I cried on the car ride back this time, not knowing if it’s the last time I’ll see him. Not sure if there’s anything I need to say or want him to know. I’ve always been a bit quiet around him, but I don’t think there’s a lot left to say. I’m happy just to be there as much as possible, watching him while he naps, getting him a glass of water, accepting the trickle of gifts as he takes inventory of his things and finds new lives for them. 
A desk; a cart; a ring; a plate: worthless things without the memories that give them purpose, give them meaning. 
My hand dwarfs the imprint I left, but my father returns it to me now not because it was mine, or even because it was made by me.  Despite its age, the plate with my six-year old hand print looks new, like it was kept in a vault. There is no dust, no dirt and hardly a chip. For thirty years he treasured it, kept it safe. And more than any sentimentality its return conjures up, its condition shows me something else, so simple and so powerful. 
He loves me. 

Roots, memory and stories

Fri ,25/05/2007

So, I’m off to Madeira today. It’s a sunny and warm day in London. Busy place, kind of like new york, except vaguely more polite – friendlier anyway. I can’t say I’d want to spend any extended time here. If I came back I’d check out a few galleries and bookstores, but otherwise it’s just another big, crowded, expensive city with probably too many very well dressed people in too much of a rush.
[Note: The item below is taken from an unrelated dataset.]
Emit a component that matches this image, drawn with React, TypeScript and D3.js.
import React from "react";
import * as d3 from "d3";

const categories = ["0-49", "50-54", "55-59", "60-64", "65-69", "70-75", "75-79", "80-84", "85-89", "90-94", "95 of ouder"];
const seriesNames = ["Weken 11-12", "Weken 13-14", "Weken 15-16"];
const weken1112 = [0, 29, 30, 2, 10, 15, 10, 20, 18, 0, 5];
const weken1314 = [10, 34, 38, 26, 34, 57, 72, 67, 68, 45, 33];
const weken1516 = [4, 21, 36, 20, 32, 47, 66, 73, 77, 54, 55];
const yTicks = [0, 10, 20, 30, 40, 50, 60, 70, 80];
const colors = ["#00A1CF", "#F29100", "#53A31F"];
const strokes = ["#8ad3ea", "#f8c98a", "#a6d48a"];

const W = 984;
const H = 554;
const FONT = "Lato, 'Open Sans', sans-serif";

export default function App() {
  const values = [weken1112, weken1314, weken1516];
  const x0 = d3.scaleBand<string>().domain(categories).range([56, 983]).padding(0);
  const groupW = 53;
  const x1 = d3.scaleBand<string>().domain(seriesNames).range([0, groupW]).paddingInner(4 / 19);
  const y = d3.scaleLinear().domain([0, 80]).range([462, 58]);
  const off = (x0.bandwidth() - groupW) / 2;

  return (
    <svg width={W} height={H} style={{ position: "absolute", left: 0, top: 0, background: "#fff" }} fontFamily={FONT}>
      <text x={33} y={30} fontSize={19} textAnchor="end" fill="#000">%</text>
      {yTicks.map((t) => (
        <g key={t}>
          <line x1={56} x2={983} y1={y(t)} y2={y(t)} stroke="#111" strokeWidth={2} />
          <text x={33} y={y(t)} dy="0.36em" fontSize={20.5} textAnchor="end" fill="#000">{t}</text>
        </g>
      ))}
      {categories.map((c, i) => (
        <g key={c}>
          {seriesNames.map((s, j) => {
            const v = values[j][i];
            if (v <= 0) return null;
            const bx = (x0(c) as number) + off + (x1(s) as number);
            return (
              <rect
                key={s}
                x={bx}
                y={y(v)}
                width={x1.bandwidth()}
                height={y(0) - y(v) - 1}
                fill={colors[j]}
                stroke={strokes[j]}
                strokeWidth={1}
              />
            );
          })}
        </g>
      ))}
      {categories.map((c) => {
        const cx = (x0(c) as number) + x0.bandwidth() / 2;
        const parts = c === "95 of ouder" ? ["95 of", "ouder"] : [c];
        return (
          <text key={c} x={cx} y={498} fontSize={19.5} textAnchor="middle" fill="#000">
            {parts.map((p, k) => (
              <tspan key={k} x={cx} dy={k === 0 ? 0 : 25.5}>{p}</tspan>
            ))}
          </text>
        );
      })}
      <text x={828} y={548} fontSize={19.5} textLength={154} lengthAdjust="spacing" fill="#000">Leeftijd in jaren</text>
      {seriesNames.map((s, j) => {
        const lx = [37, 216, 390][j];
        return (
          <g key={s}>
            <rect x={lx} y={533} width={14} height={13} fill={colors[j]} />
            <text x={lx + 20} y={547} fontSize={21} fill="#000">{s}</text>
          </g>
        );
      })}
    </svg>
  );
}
I didn’t manage to go out last night, choosing instead to catch up on sleep and write a bit. I did take a stroll through Soho right around the beginning of bar hopping time (which is the second work is over, apparently) – it was already rowdy.

I started thinking about roots and what it really means to be *from* somewhere. I was born in Canada, but I feel a connection to Madeira through my parents and family who were all born there and lived a solid chunk of their life there. I’m thinking about how I know Madeira mostly as a picture, painted by many overlapping, conflicting, and incomplete stories that my mother has told. I don’t know it as much through my father, so this is gonna be really interesting for me how much the picture changes.
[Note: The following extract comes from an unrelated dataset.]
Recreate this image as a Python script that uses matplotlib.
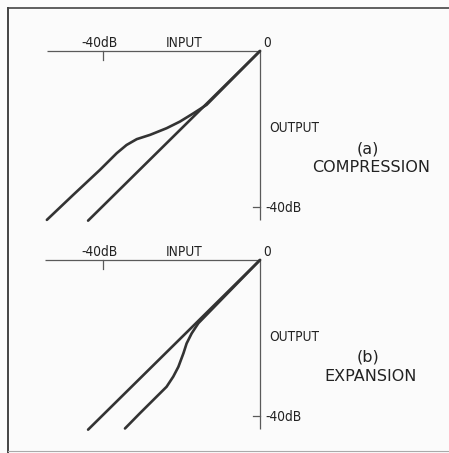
import matplotlib
matplotlib.use("Agg")
import matplotlib.pyplot as plt
from matplotlib.lines import Line2D
from matplotlib import font_manager as fm

# ---- data (dB) ----
input_axis_end_a = -54.3
input_axis_end_b = -54.8
output_axis_end = -43.3
tick_db = -40
tick_label = "-40dB"

ref_x = [0, -43.8]
ref_y = [0, -43.5]

comp_x = [0, -13.6, -17.0, -20.4, -23.8, -28.0, -31.4, -34.0, -36.5, -40.8, -47.6, -54.3]
comp_y = [0, -13.8, -16.0, -18.1, -19.8, -21.5, -22.6, -24.1, -26.2, -30.5, -36.9, -43.3]

exp_x = [0, -15.7, -17.4, -18.7, -19.5, -20.8, -22.1, -23.8, -27.2, -30.6, -34.4]
exp_y = [0, -16.2, -18.8, -21.4, -23.9, -27.4, -29.9, -32.5, -35.9, -39.3, -43.2]

panels = [
    ("(a)", "COMPRESSION", comp_x, comp_y, input_axis_end_a),
    ("(b)", "EXPANSION", exp_x, exp_y, input_axis_end_b),
]

W, H = 449, 453
fig = plt.figure(figsize=(W / 100, H / 100), dpi=100)
fig.patch.set_facecolor("#fbfbfb")

names = {f.name for f in fm.fontManager.ttflist}
narrow_candidates = [n for n in ["Liberation Sans Narrow", "DejaVu Sans"] if n in names]
narrow = narrow_candidates + ["DejaVu Sans"]
wide = ["DejaVu Sans"]
curve_c = "#333333"
axis_c = "#5a5a5a"
sx, sy = 3.925, 3.9
nfs = 9.8

geo = [
    dict(top=0, bottom=226, ox=260, oy=51),
    dict(top=226, bottom=453, ox=260, oy=260),
]

for (lab, name, cx, cy, in_end), g in zip(panels, geo):
    ax = fig.add_axes([0, 1 - g["bottom"] / H, 1, (g["bottom"] - g["top"]) / H])
    ax.set_xlim(-g["ox"] / sx, (W - g["ox"]) / sx)
    ax.set_ylim(-(g["bottom"] - g["oy"]) / sy, (g["oy"] - g["top"]) / sy)
    ax.axis("off")
    ax.patch.set_alpha(0)
    ax.plot([in_end, 0], [0, 0], color=axis_c, lw=0.9, solid_capstyle="butt")
    ax.plot([0, 0], [0, output_axis_end], color=axis_c, lw=0.9, solid_capstyle="butt")
    ax.plot([tick_db, tick_db], [0, -2.3], color=axis_c, lw=0.9)
    ax.plot([-1.8, 0], [tick_db, tick_db], color=axis_c, lw=0.9)
    ax.plot(ref_x, ref_y, color=curve_c, lw=1.9, solid_capstyle="round")
    ax.plot(cx, cy, color=curve_c, lw=1.9, solid_capstyle="round", solid_joinstyle="round")
    kw = dict(family=narrow, fontsize=nfs, fontstretch="condensed", color="#222", va="center")
    ax.text(-40.8, 2.1, tick_label, ha="center", **kw)
    ax.text(-19.3, 2.1, "INPUT", ha="center", **kw)
    ax.text(1.9, 2.1, "0", ha="center", **kw)
    ax.text(2.4, -19.7, "OUTPUT", ha="left", **kw)
    ax.text(1.3, -40.3, tick_label, ha="left", **kw)
    ax.text(27.5, -25.0, lab, family=wide, fontsize=11.5, ha="center", va="center", color="#222")
    ax.text(28.2, -29.9, name, family=wide, fontsize=11.5, ha="center", va="center", color="#222")

fig.add_artist(Line2D([8 / W, 1], [1 - 8 / H, 1 - 8 / H], color="#444", lw=1.2, transform=fig.transFigure))
fig.add_artist(Line2D([8 / W, 8 / W], [1 - 8 / H, 0], color="#444", lw=1.4, transform=fig.transFigure))
fig.add_artist(Line2D([8 / W, 1], [2 / H, 2 / H], color="#aaa", lw=0.8, transform=fig.transFigure))

fig.savefig("out.png", dpi=100, facecolor=fig.get_facecolor())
I was also thinking about how when people in our lives die, we really aren’t left with much – some pictures, some documents that claim they existed, and maybe if we’re lucky, an old 8mm film or a video or two. And the memories we have change over time. They become less detailed. A little more like feelings and ideas than anything precise or vivd. I feel that way about my brother, who died when i was 13. Luckily i have some audio recordings of him singing and playing music, so I have something to recall his voice by – i think things like that help keep memories more vivid. But mostly he’s a fading ghost for me. I was a kid when he left. And largely, I remember him through the eyes of a kid. He really took on being a father figure when my father left us. He came back from BC and made sure he was present in my life when my father wasn’t. My strongest memories are of playing frisbee in the park or watching him play guitar. He introduced me to music, to art and to nature. And 21 years later, it’s hard to remember all that – events kind of blur into each other, the story changes, I probably make some things up. I remember the things I want to and interpret them in ways that i like.
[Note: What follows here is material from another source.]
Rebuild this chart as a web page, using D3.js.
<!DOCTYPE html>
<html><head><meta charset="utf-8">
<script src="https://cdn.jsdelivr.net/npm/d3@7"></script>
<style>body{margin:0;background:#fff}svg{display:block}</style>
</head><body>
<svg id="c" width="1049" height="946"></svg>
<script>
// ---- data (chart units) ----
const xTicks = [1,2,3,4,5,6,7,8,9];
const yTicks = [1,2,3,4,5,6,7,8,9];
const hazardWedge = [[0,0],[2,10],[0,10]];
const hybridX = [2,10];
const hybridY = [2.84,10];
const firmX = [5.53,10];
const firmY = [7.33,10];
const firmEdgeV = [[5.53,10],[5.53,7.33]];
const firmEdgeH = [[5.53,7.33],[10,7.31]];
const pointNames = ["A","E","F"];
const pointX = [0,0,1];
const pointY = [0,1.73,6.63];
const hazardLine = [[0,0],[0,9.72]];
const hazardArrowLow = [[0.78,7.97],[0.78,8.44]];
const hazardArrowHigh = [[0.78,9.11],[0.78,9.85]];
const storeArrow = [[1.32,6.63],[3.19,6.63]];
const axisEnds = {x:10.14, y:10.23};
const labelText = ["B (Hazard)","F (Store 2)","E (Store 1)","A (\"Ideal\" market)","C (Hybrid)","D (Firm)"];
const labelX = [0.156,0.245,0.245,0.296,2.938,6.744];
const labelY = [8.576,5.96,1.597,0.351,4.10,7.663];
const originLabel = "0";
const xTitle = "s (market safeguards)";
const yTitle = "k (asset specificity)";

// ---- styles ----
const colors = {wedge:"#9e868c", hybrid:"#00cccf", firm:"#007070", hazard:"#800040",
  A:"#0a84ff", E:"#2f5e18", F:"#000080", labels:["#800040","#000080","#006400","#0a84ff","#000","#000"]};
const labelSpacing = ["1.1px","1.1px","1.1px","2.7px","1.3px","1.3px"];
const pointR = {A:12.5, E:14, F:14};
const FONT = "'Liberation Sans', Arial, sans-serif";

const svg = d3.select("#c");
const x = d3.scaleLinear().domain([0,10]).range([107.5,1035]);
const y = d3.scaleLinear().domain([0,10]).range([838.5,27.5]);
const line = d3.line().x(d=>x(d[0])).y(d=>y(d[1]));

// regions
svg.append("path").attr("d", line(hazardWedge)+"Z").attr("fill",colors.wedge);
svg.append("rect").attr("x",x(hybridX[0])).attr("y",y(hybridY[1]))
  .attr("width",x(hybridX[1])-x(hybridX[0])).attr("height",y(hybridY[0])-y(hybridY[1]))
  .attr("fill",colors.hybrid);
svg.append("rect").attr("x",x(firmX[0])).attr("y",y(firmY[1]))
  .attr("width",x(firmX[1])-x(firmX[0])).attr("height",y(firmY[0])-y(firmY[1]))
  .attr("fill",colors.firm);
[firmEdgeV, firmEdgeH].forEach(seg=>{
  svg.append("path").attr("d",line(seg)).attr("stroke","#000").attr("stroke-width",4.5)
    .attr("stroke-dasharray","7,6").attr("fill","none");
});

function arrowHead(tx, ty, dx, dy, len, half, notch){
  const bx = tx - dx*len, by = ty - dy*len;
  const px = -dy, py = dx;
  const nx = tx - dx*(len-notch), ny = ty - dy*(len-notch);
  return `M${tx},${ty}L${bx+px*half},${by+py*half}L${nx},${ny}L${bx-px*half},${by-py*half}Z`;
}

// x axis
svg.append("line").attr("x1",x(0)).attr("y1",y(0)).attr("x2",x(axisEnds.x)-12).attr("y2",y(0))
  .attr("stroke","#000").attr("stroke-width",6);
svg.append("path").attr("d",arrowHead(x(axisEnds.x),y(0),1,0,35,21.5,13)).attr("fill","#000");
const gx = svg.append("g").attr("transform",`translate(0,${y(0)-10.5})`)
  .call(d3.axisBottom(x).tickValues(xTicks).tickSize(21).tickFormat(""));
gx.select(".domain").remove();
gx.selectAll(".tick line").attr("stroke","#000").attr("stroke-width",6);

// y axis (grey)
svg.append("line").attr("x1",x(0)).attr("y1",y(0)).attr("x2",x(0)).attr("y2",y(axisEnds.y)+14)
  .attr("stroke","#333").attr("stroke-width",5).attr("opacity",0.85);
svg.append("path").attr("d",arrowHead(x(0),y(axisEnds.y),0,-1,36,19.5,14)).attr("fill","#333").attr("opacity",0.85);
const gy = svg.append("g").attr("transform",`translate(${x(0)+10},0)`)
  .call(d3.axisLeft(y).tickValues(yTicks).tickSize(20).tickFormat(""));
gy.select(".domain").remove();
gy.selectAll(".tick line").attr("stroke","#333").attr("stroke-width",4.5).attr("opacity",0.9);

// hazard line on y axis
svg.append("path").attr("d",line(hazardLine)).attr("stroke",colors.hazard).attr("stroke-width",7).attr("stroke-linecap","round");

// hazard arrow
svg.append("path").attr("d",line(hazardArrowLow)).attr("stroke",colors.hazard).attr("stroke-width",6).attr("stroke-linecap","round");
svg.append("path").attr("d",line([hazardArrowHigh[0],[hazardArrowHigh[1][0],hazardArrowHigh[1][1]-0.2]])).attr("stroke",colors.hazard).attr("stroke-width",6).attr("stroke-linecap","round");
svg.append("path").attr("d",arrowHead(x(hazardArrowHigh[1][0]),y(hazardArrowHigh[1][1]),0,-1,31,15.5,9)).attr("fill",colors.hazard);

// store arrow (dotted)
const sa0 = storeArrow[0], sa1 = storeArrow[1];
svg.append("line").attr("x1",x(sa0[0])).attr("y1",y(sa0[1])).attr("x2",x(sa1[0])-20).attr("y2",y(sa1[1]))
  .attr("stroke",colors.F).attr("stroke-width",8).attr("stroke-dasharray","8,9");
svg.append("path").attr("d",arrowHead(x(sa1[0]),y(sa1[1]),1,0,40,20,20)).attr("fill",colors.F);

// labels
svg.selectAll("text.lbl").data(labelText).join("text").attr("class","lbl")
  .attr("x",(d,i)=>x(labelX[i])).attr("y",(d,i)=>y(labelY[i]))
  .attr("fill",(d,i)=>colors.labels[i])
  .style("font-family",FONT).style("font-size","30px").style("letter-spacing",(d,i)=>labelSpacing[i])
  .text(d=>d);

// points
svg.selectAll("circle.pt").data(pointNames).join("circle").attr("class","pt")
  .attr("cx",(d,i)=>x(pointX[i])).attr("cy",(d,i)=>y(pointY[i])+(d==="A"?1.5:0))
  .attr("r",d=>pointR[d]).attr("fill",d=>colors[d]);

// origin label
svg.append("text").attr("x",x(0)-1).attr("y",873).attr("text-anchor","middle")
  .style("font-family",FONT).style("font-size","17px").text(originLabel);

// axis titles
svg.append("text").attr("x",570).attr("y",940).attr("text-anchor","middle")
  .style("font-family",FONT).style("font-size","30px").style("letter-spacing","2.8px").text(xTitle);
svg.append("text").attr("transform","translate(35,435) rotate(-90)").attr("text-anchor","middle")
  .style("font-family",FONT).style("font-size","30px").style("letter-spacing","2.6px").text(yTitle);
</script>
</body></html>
Anyway, I’ve been thinking about memory and story-telling and how the further away we get from something, the more the story changes – I think about that in terms of my mother and her non-stop stories – no narrative – just bits and pieces interconnected like some hyper-active web page with too many links. And I think about that too in terms of documentary and interviewing people about their past – about how people tell the stories they like to tell and avoid ones that conflict with the picture they want to paint. I think about how fallible memory is and how ultimately we tell stories because we have to – it’s the only way we know how to interpret our lives.

Anyway, I’m pretty intense today, but still finding moments to look around and just take things in. It is a very beautiful day.